==== Information supplied ====

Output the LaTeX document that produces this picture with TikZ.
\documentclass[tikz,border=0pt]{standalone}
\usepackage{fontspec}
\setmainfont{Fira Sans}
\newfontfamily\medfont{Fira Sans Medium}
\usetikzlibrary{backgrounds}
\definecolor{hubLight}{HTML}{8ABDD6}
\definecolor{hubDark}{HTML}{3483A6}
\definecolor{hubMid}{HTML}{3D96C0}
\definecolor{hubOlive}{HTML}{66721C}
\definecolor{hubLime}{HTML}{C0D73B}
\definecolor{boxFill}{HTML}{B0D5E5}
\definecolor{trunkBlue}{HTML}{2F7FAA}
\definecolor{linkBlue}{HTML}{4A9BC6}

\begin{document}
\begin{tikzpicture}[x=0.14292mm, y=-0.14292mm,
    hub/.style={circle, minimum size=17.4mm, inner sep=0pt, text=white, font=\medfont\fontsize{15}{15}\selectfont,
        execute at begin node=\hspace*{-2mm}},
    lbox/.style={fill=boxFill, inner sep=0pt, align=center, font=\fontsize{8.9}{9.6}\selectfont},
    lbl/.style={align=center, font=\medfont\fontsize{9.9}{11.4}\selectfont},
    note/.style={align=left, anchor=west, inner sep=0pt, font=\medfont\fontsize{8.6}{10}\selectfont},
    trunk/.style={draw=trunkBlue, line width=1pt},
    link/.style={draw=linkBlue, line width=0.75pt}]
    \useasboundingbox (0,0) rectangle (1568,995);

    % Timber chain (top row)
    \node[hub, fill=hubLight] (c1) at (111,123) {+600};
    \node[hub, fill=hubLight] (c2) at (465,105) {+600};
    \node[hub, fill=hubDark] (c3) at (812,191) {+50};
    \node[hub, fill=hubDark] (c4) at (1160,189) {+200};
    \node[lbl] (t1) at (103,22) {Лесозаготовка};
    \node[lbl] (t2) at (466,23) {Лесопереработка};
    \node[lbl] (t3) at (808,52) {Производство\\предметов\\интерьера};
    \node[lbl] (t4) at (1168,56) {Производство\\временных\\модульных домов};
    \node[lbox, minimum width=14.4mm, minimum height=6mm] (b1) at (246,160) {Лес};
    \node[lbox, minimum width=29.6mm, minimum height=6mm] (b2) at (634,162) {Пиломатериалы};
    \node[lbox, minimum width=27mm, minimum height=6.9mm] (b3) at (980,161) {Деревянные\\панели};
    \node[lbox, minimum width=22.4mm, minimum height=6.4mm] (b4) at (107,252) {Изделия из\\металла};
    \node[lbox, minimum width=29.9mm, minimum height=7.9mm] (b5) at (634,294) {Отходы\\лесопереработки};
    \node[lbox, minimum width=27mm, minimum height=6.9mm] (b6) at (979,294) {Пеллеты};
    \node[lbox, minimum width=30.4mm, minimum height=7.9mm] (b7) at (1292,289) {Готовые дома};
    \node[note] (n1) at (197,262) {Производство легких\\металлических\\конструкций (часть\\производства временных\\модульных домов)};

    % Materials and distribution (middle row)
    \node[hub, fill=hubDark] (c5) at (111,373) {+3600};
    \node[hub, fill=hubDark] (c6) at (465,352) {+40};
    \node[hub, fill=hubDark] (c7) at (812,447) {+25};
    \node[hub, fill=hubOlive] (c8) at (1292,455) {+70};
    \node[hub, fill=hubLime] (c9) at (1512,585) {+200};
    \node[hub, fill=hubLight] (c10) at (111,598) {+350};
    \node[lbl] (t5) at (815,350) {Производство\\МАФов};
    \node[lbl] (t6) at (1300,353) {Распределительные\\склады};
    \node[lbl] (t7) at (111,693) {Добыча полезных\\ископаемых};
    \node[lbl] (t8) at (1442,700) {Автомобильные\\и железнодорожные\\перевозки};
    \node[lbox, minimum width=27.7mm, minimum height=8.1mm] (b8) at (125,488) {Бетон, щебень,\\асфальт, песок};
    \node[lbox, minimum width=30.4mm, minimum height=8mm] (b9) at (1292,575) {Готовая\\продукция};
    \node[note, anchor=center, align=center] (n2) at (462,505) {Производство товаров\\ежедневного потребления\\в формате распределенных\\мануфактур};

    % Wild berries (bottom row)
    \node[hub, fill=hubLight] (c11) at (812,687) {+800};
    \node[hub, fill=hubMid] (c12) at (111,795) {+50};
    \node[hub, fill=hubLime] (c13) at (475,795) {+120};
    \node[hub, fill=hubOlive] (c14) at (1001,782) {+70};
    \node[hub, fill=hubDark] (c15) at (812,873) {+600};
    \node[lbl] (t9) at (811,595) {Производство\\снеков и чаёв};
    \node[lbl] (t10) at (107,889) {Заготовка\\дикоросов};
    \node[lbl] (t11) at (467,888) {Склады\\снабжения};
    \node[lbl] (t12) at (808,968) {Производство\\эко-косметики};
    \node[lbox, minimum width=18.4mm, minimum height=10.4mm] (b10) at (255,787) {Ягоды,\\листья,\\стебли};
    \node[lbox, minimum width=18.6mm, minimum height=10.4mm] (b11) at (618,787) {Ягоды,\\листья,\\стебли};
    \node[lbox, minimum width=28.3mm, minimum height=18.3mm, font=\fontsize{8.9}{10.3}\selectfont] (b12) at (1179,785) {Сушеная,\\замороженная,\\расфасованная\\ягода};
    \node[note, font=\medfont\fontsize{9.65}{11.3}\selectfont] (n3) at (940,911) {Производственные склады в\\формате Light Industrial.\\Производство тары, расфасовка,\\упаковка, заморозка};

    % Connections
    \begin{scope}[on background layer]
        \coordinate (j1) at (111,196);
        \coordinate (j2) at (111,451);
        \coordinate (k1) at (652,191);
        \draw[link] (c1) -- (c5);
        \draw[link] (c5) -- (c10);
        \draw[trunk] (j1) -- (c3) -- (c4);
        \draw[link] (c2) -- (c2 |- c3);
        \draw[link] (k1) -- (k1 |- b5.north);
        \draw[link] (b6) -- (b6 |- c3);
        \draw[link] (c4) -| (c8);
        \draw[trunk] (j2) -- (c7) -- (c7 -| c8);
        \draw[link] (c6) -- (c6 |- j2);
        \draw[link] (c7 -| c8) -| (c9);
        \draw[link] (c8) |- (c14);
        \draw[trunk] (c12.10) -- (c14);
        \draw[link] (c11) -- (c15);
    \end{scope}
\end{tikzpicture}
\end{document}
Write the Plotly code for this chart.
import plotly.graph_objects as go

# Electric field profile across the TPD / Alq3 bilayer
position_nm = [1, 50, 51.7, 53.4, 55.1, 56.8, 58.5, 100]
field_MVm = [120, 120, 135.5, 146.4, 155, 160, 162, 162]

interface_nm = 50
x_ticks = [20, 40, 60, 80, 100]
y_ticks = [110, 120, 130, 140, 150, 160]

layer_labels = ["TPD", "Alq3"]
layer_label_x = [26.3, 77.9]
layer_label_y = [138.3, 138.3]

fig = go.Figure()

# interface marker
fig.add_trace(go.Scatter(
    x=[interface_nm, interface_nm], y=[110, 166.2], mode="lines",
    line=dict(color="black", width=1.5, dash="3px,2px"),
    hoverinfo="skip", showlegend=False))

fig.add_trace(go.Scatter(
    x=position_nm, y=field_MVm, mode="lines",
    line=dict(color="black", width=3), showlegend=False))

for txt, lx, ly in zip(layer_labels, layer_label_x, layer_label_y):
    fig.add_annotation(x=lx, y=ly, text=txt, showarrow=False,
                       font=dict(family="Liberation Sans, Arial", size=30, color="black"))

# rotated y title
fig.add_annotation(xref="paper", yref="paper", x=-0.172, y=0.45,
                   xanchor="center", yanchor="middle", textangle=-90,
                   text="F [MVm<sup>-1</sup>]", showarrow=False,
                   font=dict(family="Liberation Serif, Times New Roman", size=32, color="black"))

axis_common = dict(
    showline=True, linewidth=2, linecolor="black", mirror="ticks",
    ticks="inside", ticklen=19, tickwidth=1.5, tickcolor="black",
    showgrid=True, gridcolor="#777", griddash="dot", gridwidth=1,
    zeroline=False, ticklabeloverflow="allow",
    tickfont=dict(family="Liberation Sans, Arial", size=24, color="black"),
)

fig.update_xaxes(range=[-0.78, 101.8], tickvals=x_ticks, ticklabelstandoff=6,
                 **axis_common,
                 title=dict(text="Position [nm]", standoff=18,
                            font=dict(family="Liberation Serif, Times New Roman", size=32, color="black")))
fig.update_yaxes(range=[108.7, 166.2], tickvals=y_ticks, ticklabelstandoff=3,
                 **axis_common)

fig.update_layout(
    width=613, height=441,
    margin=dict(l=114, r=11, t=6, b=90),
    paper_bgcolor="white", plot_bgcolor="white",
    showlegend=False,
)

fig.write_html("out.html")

====

◆ **Job**
Retype exactly what runs from the line containing "Write the Plotly code for this chart." through the line containing "fig = go.Figure()", both lines included, and stop there.

◆ **Answer to the task**
Write the Plotly code for this chart.
import plotly.graph_objects as go

# Electric field profile across the TPD / Alq3 bilayer
position_nm = [1, 50, 51.7, 53.4, 55.1, 56.8, 58.5, 100]
field_MVm = [120, 120, 135.5, 146.4, 155, 160, 162, 162]

interface_nm = 50
x_ticks = [20, 40, 60, 80, 100]
y_ticks = [110, 120, 130, 140, 150, 160]

layer_labels = ["TPD", "Alq3"]
layer_label_x = [26.3, 77.9]
layer_label_y = [138.3, 138.3]

fig = go.Figure()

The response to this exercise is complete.